**Source records:**

╭──

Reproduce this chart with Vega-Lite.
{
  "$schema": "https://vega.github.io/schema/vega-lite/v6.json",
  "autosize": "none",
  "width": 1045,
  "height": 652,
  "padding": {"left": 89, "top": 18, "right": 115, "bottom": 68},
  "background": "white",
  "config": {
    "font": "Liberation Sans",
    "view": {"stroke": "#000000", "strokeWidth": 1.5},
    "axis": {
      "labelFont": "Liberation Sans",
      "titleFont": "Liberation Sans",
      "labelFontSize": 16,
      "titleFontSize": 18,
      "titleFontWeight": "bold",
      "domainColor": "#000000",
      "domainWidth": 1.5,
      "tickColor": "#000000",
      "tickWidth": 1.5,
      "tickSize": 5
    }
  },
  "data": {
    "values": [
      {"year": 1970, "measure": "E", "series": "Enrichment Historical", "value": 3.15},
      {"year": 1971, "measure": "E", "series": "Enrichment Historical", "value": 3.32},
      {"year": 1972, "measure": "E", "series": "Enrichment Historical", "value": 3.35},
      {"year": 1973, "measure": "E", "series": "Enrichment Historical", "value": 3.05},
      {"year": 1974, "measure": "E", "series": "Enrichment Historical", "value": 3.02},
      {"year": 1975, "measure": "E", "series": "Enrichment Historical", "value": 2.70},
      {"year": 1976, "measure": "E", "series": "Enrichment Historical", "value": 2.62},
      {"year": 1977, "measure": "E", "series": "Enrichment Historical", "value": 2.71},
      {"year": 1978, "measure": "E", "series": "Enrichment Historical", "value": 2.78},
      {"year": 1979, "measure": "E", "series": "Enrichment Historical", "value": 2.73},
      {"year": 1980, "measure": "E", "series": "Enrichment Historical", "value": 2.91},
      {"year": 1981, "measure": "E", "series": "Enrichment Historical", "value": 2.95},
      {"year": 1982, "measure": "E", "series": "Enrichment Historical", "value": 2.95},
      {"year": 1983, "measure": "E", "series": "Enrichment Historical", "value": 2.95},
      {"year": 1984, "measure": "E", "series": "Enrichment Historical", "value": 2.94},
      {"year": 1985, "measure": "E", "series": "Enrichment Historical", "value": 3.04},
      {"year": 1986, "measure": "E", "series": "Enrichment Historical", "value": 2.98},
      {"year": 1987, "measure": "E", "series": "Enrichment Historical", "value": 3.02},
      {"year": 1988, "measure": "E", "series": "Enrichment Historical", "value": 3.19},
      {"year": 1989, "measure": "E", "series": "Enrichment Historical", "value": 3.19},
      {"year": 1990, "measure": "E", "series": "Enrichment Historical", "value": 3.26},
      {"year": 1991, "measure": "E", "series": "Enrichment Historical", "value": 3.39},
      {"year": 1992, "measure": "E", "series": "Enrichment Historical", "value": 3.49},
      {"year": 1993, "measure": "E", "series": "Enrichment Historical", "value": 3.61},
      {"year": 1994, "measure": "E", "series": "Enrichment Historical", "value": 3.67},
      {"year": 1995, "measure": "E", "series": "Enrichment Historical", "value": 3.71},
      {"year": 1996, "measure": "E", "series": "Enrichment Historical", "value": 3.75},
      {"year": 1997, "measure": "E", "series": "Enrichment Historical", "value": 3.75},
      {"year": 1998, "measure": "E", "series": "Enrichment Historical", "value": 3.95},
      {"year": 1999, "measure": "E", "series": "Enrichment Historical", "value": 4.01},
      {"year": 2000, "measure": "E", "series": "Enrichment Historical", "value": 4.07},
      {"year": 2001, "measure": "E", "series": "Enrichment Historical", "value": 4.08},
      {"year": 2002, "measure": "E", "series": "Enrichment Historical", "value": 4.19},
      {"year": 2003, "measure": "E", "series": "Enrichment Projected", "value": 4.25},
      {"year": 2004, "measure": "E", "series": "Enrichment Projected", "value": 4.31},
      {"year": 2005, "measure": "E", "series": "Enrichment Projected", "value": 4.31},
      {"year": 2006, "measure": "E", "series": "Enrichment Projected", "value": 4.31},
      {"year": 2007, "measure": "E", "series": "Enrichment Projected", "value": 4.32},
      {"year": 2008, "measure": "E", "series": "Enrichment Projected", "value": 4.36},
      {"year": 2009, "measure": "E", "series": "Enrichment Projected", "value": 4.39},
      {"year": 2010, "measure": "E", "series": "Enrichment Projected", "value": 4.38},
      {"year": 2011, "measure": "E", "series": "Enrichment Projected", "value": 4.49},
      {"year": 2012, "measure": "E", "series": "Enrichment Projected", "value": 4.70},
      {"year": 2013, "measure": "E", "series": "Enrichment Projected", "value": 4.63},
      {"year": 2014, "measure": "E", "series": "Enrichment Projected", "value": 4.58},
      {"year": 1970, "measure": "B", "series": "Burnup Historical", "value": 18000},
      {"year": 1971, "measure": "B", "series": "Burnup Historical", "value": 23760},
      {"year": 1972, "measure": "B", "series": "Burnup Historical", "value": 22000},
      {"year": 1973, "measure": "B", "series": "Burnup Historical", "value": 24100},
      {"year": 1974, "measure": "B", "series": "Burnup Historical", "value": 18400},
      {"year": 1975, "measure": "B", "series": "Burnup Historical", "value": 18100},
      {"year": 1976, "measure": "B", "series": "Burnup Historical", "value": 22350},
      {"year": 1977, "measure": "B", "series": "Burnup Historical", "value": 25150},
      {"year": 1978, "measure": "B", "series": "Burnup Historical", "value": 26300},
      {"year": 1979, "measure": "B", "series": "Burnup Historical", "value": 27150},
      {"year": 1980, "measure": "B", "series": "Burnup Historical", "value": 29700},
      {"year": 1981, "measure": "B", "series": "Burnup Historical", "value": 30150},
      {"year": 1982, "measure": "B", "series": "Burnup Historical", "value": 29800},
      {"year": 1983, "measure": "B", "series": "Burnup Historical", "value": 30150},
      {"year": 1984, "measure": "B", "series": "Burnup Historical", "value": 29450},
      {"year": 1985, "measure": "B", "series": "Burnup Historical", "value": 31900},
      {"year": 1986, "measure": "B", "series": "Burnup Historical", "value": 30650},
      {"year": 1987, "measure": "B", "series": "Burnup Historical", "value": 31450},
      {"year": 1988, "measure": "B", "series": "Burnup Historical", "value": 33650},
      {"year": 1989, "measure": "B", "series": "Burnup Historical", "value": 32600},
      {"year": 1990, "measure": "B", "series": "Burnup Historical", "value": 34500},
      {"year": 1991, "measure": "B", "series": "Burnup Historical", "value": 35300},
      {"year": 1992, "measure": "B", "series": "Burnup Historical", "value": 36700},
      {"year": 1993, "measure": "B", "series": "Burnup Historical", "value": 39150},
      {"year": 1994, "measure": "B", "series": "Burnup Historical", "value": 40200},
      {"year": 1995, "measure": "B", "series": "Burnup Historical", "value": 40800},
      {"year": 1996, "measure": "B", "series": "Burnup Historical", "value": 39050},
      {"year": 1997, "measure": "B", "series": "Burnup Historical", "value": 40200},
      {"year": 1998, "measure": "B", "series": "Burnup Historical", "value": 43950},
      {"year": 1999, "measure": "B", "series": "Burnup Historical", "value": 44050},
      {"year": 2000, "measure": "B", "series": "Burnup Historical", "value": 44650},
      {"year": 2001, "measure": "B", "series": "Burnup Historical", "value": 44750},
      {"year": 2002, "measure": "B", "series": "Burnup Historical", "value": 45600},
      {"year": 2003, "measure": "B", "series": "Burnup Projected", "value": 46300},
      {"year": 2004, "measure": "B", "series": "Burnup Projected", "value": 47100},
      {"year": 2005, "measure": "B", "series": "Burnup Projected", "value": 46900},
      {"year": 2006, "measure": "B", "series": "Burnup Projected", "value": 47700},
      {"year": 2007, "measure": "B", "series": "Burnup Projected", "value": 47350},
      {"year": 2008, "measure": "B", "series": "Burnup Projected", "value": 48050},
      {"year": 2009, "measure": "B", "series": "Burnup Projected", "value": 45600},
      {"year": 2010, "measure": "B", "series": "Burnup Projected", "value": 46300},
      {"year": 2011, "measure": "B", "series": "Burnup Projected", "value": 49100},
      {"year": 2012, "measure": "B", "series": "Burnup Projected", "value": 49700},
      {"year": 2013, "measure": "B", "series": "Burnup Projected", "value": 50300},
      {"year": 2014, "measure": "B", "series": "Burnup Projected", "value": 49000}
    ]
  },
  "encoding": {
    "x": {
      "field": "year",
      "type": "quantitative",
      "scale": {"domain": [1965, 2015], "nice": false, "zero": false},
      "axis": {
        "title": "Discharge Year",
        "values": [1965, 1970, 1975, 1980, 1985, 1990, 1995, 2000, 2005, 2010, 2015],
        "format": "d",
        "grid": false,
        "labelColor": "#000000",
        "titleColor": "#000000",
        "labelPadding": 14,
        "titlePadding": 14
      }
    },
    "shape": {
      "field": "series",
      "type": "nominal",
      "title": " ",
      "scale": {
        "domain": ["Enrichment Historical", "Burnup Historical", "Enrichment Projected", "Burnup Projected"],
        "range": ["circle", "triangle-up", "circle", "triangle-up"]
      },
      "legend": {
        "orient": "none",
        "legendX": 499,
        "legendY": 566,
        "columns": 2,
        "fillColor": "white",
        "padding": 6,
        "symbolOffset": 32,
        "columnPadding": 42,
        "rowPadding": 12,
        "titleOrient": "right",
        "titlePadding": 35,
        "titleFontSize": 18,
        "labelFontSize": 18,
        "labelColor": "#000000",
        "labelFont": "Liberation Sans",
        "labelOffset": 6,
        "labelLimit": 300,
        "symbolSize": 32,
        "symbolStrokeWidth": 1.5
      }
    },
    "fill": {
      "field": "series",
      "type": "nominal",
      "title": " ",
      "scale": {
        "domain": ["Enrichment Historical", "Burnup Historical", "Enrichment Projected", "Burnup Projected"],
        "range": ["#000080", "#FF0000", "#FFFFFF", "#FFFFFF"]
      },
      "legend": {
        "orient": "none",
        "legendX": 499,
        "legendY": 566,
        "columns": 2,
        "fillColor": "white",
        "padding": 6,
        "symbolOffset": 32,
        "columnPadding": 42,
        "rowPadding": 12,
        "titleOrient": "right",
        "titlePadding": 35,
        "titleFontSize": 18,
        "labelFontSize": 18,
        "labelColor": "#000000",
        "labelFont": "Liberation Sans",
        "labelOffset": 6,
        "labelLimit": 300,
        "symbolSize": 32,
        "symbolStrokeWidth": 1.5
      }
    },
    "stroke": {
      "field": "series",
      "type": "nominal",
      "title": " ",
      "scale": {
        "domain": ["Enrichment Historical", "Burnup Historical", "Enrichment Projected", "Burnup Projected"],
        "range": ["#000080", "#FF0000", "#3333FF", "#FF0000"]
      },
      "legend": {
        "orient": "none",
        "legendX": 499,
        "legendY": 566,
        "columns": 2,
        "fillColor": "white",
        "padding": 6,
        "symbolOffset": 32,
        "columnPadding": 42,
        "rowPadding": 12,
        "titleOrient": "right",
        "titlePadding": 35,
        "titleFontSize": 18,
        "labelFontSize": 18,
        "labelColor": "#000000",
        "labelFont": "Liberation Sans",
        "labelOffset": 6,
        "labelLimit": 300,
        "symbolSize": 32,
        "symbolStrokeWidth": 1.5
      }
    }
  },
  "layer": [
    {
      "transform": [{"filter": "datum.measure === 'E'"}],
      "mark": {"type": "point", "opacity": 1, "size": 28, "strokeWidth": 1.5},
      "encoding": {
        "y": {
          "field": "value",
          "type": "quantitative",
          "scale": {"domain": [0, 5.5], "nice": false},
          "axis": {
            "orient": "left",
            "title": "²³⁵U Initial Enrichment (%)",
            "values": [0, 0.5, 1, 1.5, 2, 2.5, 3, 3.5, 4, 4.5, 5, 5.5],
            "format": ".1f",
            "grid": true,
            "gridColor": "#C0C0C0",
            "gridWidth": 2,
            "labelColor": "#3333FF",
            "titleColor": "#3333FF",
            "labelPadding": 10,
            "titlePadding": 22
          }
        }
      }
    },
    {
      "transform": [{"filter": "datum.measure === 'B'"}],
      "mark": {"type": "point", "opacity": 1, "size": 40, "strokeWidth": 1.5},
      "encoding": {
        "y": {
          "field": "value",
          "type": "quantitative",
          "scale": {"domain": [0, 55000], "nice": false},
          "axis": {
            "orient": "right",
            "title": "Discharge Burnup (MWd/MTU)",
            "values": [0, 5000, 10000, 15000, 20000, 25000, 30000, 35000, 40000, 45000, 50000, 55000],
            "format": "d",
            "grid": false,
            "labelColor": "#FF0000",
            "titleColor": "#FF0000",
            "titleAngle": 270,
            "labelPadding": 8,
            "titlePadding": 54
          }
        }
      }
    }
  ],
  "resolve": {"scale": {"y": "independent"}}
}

╰──
╭──

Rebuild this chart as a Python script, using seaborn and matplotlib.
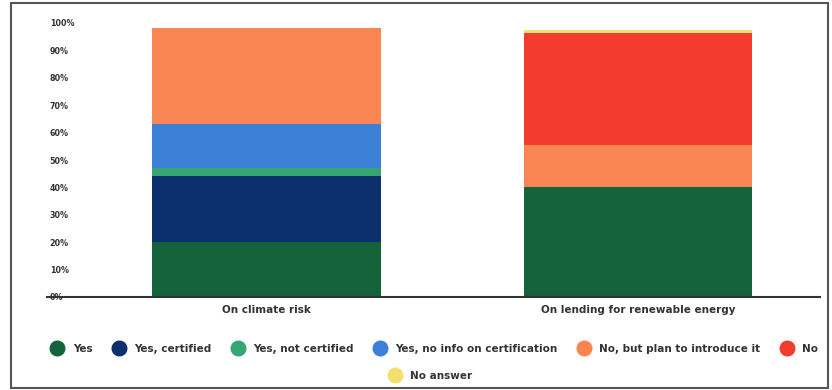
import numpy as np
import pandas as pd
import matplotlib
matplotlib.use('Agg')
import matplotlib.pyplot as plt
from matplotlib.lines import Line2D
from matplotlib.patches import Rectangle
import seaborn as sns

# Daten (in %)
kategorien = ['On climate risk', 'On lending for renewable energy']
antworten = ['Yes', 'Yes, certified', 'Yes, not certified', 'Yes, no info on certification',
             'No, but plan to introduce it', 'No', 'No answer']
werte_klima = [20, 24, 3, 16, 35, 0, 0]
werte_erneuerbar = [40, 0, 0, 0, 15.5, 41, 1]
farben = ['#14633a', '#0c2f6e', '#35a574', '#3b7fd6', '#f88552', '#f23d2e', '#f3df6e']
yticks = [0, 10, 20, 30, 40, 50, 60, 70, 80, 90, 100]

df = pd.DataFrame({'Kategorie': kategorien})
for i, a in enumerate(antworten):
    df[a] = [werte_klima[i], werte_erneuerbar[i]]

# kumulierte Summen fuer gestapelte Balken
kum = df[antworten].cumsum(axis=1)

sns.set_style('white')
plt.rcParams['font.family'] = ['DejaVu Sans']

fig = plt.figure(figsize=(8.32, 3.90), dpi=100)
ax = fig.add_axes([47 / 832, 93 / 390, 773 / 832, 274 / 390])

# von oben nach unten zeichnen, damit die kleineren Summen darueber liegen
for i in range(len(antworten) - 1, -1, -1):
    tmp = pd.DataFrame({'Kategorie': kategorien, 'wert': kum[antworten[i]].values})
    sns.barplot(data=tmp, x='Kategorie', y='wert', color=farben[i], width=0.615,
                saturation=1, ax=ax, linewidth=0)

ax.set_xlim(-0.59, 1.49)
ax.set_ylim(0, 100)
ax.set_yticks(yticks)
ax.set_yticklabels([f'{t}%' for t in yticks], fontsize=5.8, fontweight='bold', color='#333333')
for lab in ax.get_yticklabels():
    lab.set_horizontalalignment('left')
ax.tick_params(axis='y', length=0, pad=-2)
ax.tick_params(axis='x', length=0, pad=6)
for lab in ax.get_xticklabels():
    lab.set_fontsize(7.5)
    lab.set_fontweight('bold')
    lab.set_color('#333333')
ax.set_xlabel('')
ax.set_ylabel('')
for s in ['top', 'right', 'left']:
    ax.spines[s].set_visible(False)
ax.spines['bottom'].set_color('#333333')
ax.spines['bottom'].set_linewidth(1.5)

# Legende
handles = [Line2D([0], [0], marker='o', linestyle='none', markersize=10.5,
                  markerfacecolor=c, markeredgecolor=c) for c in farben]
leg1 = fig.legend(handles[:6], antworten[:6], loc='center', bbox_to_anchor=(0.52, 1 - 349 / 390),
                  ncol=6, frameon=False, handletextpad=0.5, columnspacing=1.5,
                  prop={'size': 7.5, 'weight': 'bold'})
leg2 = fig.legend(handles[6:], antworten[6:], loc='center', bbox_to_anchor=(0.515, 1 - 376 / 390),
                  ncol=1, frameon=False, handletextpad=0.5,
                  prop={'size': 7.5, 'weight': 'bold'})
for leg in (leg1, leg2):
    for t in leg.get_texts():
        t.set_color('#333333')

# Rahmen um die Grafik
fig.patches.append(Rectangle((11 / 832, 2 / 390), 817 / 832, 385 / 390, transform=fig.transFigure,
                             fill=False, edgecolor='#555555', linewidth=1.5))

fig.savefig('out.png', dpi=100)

╰──
╭──

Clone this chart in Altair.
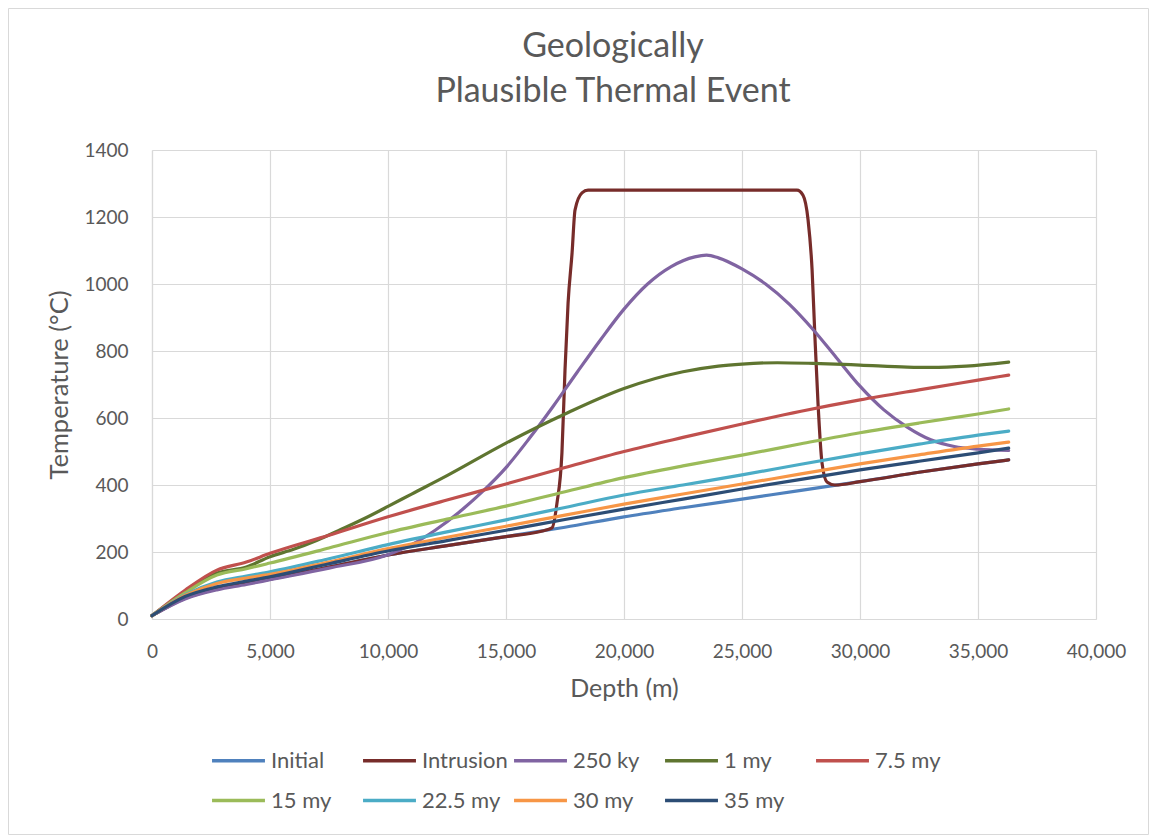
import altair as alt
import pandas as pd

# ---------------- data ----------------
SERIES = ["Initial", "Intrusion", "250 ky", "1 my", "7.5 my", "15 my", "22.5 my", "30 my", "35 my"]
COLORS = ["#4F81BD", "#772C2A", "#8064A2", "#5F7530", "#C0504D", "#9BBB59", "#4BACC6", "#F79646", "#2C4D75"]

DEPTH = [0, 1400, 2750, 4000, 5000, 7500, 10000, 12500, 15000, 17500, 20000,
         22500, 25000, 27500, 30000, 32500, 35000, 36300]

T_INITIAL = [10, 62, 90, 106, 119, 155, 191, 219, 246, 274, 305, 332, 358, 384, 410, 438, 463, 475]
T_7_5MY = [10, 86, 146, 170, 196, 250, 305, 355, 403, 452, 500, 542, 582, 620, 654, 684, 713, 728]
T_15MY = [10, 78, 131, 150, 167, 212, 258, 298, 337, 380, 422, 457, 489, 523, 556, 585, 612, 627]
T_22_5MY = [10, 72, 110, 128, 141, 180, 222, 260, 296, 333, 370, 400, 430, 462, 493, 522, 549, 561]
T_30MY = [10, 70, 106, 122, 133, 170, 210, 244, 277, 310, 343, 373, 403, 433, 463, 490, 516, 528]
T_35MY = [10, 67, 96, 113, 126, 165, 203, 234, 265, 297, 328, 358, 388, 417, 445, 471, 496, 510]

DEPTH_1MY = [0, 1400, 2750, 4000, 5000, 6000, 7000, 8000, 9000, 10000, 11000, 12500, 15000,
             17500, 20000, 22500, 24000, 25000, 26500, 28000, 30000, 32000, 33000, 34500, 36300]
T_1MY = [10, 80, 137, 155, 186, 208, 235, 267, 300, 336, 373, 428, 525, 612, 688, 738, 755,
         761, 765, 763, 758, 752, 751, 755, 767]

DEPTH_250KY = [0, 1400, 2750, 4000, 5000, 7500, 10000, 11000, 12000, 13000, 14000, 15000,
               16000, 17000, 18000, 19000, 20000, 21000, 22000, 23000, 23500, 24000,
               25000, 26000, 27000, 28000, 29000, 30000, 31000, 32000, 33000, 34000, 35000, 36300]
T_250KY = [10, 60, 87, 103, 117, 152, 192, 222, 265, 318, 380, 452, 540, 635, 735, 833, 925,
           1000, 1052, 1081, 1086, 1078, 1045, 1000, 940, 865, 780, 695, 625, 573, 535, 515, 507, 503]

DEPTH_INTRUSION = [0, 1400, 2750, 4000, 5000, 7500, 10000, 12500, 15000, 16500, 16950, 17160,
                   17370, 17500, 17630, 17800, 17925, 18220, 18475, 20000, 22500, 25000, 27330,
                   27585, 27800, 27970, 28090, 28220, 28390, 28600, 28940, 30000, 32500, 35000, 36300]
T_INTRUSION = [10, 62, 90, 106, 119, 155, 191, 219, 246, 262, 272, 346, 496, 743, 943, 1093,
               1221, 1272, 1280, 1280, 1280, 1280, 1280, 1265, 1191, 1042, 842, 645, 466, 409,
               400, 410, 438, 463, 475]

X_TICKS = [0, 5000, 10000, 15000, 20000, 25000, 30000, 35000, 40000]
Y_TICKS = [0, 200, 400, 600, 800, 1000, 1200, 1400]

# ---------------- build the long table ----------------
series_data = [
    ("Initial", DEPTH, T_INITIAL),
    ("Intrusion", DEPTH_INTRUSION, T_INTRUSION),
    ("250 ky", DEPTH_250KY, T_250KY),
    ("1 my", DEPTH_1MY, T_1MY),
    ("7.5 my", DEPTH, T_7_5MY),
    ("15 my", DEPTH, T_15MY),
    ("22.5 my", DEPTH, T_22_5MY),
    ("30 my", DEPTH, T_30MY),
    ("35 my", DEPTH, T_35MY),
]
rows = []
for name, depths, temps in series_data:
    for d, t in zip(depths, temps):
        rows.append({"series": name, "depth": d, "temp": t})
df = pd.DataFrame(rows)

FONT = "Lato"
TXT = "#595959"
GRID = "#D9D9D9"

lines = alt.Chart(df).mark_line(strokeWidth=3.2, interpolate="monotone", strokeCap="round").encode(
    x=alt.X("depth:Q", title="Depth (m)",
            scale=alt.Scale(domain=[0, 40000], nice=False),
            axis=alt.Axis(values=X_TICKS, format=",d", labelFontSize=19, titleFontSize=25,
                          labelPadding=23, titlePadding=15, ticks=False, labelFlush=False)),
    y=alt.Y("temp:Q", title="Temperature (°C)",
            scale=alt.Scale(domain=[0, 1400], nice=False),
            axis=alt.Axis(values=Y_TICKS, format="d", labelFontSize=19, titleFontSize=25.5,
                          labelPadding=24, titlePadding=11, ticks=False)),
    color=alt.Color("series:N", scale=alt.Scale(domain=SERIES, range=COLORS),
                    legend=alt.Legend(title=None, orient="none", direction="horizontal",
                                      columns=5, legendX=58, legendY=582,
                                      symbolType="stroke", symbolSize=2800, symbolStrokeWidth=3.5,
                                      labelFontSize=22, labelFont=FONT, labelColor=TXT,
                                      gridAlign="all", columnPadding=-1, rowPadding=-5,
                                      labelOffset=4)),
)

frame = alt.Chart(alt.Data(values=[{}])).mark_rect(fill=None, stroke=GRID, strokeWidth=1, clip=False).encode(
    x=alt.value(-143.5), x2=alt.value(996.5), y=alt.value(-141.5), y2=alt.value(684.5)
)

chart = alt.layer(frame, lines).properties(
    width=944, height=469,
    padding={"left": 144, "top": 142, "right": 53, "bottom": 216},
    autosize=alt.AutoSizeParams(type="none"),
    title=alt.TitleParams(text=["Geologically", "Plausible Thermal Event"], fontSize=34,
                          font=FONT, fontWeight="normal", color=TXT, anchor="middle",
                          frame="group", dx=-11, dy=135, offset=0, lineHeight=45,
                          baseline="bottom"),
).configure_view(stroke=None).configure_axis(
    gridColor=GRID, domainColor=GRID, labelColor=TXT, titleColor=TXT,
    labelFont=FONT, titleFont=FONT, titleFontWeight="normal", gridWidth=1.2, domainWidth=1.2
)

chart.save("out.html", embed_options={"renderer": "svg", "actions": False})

╰──

Any pictures should be left out. Reproduce every line from the one holding "Rebuild this chart" down to the one holding "import seaborn as sns", both of those lines included.

Rebuild this chart as a Python script, using seaborn and matplotlib.
import numpy as np
import pandas as pd
import matplotlib
matplotlib.use('Agg')
import matplotlib.pyplot as plt
from matplotlib.lines import Line2D
from matplotlib.patches import Rectangle
import seaborn as sns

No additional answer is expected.